[Code that draws figures]
++++++

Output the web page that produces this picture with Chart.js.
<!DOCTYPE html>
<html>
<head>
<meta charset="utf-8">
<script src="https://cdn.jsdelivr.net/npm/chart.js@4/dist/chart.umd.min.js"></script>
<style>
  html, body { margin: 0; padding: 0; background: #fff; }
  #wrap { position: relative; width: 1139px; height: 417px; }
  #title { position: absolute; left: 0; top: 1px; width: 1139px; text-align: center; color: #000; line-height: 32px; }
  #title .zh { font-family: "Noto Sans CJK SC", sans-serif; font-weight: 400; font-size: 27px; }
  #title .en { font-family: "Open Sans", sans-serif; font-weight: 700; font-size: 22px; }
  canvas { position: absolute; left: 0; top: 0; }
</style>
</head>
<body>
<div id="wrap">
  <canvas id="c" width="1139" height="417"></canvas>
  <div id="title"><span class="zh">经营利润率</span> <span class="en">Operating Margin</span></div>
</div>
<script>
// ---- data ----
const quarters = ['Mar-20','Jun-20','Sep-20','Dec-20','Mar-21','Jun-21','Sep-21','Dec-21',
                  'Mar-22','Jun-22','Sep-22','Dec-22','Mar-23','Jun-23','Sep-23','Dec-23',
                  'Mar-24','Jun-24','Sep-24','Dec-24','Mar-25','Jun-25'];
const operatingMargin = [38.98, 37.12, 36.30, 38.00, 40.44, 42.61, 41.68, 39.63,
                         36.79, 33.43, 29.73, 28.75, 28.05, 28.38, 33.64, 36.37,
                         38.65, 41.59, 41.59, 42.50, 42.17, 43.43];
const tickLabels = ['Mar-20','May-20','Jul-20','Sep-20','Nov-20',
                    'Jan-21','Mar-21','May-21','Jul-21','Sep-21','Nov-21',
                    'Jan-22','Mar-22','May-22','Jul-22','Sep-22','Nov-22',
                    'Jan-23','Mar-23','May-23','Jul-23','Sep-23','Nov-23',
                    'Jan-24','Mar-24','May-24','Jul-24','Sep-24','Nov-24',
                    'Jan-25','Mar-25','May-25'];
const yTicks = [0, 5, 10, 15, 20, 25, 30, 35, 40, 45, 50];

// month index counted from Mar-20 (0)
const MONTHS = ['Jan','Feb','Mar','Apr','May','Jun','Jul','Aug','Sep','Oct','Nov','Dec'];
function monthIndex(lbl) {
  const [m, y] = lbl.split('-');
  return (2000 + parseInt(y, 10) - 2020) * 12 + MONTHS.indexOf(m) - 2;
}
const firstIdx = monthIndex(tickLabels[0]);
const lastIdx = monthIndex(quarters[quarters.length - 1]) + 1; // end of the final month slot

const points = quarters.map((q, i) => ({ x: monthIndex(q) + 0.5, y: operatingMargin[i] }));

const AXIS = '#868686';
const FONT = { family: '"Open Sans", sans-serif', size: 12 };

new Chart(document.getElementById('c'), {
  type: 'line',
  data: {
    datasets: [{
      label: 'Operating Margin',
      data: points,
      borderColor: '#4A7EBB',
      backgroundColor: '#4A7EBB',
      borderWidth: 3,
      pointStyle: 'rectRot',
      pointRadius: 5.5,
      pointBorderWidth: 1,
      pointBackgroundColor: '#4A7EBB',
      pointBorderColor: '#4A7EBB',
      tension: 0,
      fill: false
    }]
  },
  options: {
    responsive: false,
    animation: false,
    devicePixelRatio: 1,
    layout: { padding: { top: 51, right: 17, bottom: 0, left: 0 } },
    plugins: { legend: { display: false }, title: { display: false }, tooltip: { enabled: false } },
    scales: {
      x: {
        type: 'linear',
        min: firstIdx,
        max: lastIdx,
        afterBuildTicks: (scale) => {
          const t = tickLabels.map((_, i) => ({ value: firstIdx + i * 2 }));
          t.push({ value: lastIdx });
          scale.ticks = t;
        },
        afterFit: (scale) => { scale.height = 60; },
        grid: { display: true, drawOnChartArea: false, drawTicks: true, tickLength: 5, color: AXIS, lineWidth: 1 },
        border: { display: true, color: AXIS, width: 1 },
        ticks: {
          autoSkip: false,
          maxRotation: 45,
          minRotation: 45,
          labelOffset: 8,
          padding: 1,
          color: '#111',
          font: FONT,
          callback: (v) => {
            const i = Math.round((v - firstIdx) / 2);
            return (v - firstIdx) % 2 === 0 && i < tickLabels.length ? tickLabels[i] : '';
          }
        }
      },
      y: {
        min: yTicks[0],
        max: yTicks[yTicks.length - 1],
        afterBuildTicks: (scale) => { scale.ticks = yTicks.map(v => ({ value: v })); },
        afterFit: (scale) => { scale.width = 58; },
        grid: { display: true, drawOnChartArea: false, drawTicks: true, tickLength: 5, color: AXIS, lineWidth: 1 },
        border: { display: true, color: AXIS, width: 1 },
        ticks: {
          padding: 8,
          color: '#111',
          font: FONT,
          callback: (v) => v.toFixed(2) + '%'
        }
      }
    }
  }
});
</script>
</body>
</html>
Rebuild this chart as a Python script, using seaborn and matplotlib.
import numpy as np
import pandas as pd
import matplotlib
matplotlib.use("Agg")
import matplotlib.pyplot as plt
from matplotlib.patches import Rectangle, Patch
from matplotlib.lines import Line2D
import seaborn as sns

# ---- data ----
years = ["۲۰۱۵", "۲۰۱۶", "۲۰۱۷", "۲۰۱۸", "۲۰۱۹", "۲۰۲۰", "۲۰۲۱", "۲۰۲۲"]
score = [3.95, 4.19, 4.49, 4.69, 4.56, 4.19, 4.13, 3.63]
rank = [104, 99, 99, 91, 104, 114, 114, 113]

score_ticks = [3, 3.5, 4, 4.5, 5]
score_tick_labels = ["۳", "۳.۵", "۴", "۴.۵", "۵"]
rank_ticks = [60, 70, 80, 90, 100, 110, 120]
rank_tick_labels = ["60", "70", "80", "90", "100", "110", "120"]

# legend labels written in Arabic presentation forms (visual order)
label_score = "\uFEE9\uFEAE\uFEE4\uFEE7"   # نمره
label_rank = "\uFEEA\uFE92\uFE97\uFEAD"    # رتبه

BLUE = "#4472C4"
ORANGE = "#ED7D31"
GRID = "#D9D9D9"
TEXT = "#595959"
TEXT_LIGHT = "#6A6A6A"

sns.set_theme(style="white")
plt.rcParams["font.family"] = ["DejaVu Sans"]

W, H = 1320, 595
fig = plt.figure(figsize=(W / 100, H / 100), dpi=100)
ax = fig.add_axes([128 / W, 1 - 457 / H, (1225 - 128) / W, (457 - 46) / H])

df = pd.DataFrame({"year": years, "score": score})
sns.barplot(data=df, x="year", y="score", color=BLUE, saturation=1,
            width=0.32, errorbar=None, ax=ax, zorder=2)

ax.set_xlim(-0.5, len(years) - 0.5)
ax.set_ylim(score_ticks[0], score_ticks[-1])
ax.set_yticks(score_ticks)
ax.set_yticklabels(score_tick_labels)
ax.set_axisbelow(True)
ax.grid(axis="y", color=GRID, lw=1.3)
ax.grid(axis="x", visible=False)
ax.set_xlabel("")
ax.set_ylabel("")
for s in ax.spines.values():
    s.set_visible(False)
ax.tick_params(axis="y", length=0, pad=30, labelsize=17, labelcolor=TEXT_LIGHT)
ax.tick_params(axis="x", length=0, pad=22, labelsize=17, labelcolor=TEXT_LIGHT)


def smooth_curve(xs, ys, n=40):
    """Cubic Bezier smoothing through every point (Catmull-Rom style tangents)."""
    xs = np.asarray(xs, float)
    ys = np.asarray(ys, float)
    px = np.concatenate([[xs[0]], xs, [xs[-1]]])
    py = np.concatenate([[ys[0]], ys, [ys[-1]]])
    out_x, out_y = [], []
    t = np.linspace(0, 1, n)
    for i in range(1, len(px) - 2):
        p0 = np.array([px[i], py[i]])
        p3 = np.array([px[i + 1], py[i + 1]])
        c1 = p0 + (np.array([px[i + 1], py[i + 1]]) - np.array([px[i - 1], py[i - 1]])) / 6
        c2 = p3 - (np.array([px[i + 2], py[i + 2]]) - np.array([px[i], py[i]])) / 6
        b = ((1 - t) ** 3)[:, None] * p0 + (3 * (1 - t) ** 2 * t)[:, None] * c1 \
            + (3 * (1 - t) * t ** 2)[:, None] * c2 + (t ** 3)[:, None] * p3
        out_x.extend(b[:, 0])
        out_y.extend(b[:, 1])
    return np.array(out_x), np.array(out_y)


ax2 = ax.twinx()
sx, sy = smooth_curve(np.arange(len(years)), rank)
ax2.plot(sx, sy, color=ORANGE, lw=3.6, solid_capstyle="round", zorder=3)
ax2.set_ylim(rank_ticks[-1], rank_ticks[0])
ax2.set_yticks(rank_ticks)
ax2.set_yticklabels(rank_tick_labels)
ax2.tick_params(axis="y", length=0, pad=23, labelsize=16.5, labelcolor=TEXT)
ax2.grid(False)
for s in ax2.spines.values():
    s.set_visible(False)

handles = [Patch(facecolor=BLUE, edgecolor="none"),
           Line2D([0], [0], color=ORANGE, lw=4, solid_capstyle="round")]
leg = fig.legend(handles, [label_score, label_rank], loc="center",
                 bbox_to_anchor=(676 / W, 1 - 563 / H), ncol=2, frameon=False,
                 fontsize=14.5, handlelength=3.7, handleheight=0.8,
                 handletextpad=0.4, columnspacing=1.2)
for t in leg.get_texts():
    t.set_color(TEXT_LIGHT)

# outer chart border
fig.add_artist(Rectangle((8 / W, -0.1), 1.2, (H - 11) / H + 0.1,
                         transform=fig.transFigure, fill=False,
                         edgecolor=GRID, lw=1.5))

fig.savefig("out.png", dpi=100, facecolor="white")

++++++

WHAT YOU ARE ASKED TO DO:
Gather up the lines that contain the word "this".

TASK SOLUTION:
Output the web page that produces this picture with Chart.js.
Rebuild this chart as a Python script, using seaborn and matplotlib.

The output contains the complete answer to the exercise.